Task statement
Skip all pictures. Write out the data below from its first line through the line that contains "return [x, fitLineY[i]];".
-- Begin --
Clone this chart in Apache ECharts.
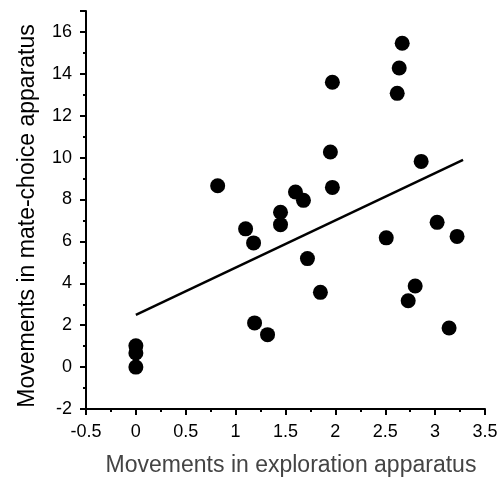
<!DOCTYPE html>
<html>
<head>
<meta charset="utf-8">
<script src="https://cdn.jsdelivr.net/npm/echarts@6/dist/echarts.min.js"></script>
<style>
html,body{margin:0;padding:0;background:#fff;}
#chart{width:501px;height:478px;}
</style>
</head>
<body>
<div id="chart"></div>
<script>
// Data
var explorationMoves = [0, 0, 0, 0.82, 1.10, 1.18, 1.19, 1.32, 1.45, 1.45, 1.60, 1.68, 1.72, 1.85, 1.95, 1.97, 1.97, 2.51, 2.62, 2.64, 2.67, 2.73, 2.80, 2.86, 3.02, 3.14, 3.22];
var mateChoiceMoves = [0.0, 0.67, 1.02, 8.66, 6.6, 5.93, 2.11, 1.55, 7.39, 6.80, 8.36, 7.96, 5.18, 3.57, 10.27, 13.6, 8.58, 6.17, 13.07, 14.28, 15.46, 3.17, 3.87, 9.82, 6.91, 1.87, 6.24];
var fitLineX = [0, 3.28];
var fitLineY = [2.49, 9.89];
var xTitle = 'Movements in exploration apparatus';
var yTitle = 'Movements in mate-choice apparatus';

var points = explorationMoves.map(function(x, i){ return [x, mateChoiceMoves[i]]; });
var fit = fitLineX.map(function(x, i){ return [x, fitLineY[i]]; });

var chart = echarts.init(document.getElementById('chart'), null, {renderer:'canvas'});
var axisCommon = {
  axisLine: {show:true, onZero:false, lineStyle:{color:'#000', width:2}},
  axisTick: {show:true, inside:false, length:6, lineStyle:{color:'#000', width:2}},
  minorTick: {show:true, splitNumber:2, length:3, lineStyle:{color:'#000', width:2}},
  splitLine: {show:false},
  axisLabel: {color:'#000', fontSize:18, fontFamily:'Liberation Sans, Arial, sans-serif'}
};
chart.setOption({
  animation:false,
  backgroundColor:'#fff',
  grid:{left:86, right:16, top:11, bottom:69, containLabel:false},
  xAxis: Object.assign({}, axisCommon, {
    type:'value', min:-0.5, max:3.5, interval:0.5,
    axisLabel: Object.assign({}, axisCommon.axisLabel, {margin:14})
  }),
  yAxis: Object.assign({}, axisCommon, {
    type:'value', min:-2, max:17, interval:2,
    axisLabel: Object.assign({}, axisCommon.axisLabel, {margin:14, showMaxLabel:false})
  }),
  graphic:[
    {type:'text', x:291, y:466, style:{text:xTitle, fill:'#444', font:'23px "Liberation Sans", Arial, sans-serif', textAlign:'center', textVerticalAlign:'middle'}},
    {type:'text', x:28, y:216, rotation:Math.PI/2, style:{text:yTitle, fill:'#000', font:'23px "Liberation Sans", Arial, sans-serif', textAlign:'center', textVerticalAlign:'middle'}}
  ],
  series:[
    {type:'line', data:fit, symbol:'none', lineStyle:{color:'#000', width:2.5}, silent:true, z:1},
    {type:'scatter', data:points, symbol:'circle', symbolSize:15, itemStyle:{color:'#000', opacity:1}, z:2}
  ]
});
</script>
</body>
</html>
-- End --
Full solution
Clone this chart in Apache ECharts.
<!DOCTYPE html>
<html>
<head>
<meta charset="utf-8">
<script src="https://cdn.jsdelivr.net/npm/echarts@6/dist/echarts.min.js"></script>
<style>
html,body{margin:0;padding:0;background:#fff;}
#chart{width:501px;height:478px;}
</style>
</head>
<body>
<div id="chart"></div>
<script>
// Data
var explorationMoves = [0, 0, 0, 0.82, 1.10, 1.18, 1.19, 1.32, 1.45, 1.45, 1.60, 1.68, 1.72, 1.85, 1.95, 1.97, 1.97, 2.51, 2.62, 2.64, 2.67, 2.73, 2.80, 2.86, 3.02, 3.14, 3.22];
var mateChoiceMoves = [0.0, 0.67, 1.02, 8.66, 6.6, 5.93, 2.11, 1.55, 7.39, 6.80, 8.36, 7.96, 5.18, 3.57, 10.27, 13.6, 8.58, 6.17, 13.07, 14.28, 15.46, 3.17, 3.87, 9.82, 6.91, 1.87, 6.24];
var fitLineX = [0, 3.28];
var fitLineY = [2.49, 9.89];
var xTitle = 'Movements in exploration apparatus';
var yTitle = 'Movements in mate-choice apparatus';

var points = explorationMoves.map(function(x, i){ return [x, mateChoiceMoves[i]]; });
var fit = fitLineX.map(function(x, i){ return [x, fitLineY[i]]; });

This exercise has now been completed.